An anonymous source at the Department of Homeland Security has revealed that Vice-President Dick Cheney tricked President Bush into torturing detainees with a memo saying that they had never been to the beach and would like to go waterboarding at Guantanamo Bay.

Monday, May 9, 2011

Controversy Over Osama's Burial At Sea

It has come to light that Bin Laden was buried at sea because funding for furneral services for terrorists has been slashed from the federal budget. Also, the Navy was going to the Indian Ocean anyway and offered to drop him off.

Sunday, May 8, 2011

How Osama's Courier Was Identified

Osama's hideout may never have been discovered if not for the large brown delivery truck that frequented his compound.

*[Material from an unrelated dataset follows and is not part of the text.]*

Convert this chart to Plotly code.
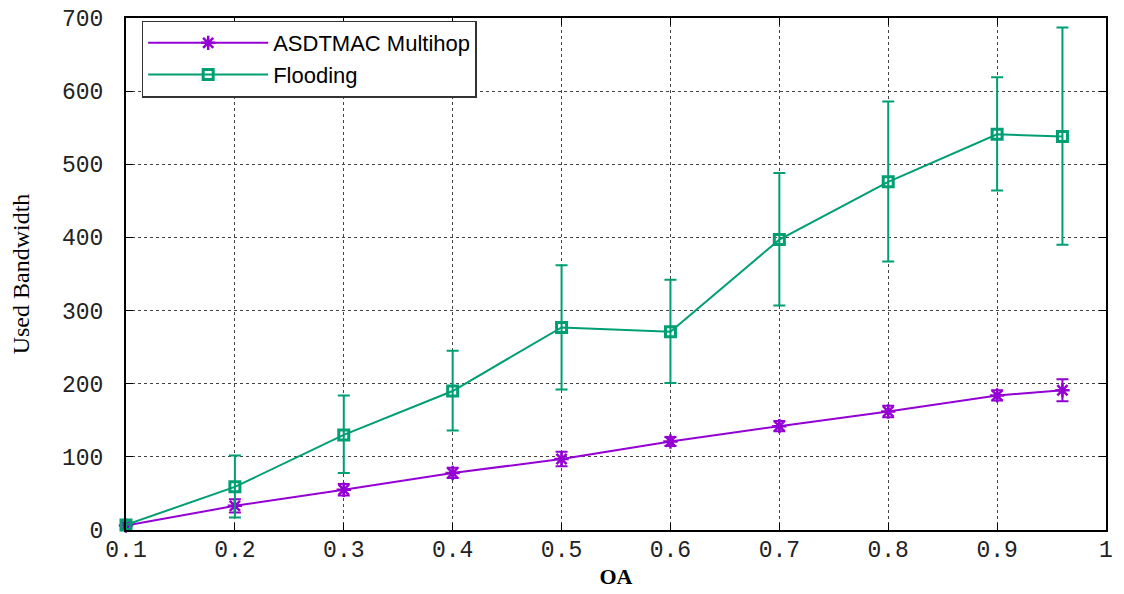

The break came when, after extensive surveillance, the CIA was able to determine that the cryptic gold lettering on the sides of the vehicle stood for Us 'r' Pakistani Security.

Wednesday, May 4, 2011

Bin Laden's Last Stand

When pressured by the press to explain the circumstances of Bin Laden's Last Stand, the Whitehouse press secretary said force had been necessary because Bin Laden appeared to be wearing a vest containing a suicide bomb.  Since then, new information has come out that Bin Laden was also wearing a smart sports jacket that did not contain any explosives but was clearly too much for the occasion.

Tuesday, May 3, 2011

Pakistani Officials Deny Knowledge Of Bin Laden Hideout

Pakistani officials deny knowledge of Bin Laden's hideout, saying they thought the massive residential compound was a nursing home for suicide bombers whose unsuccessful attempts have been explained by a clinical psychologist as follows:  "This typically is the oversensitive terrorist who feels unappreciated and whose self-destructive acting-out is merely a cry for help."

Monday, May 2, 2011

Royal Family Needs New Blood

Prior to the wedding, it was noted that the bride was the first commoner to wed into the royal family since the 1700's.. This decision was viewed as absolutely necessary since inbreeding within the ruling class has allegedly resulted in severe birth defects such as "hemophilia." Naturally, conservative members of the British Parliament dispute these findings by insisting that hemophilia is a choice and not a genetic predisposition. Additionally, it is hoped that this decision will put an end to the rash of crank calls coming in nightly to Buckingham Palace, in which an unidentified voice keeps asking, "Is this the Royal Court Trailer Park?"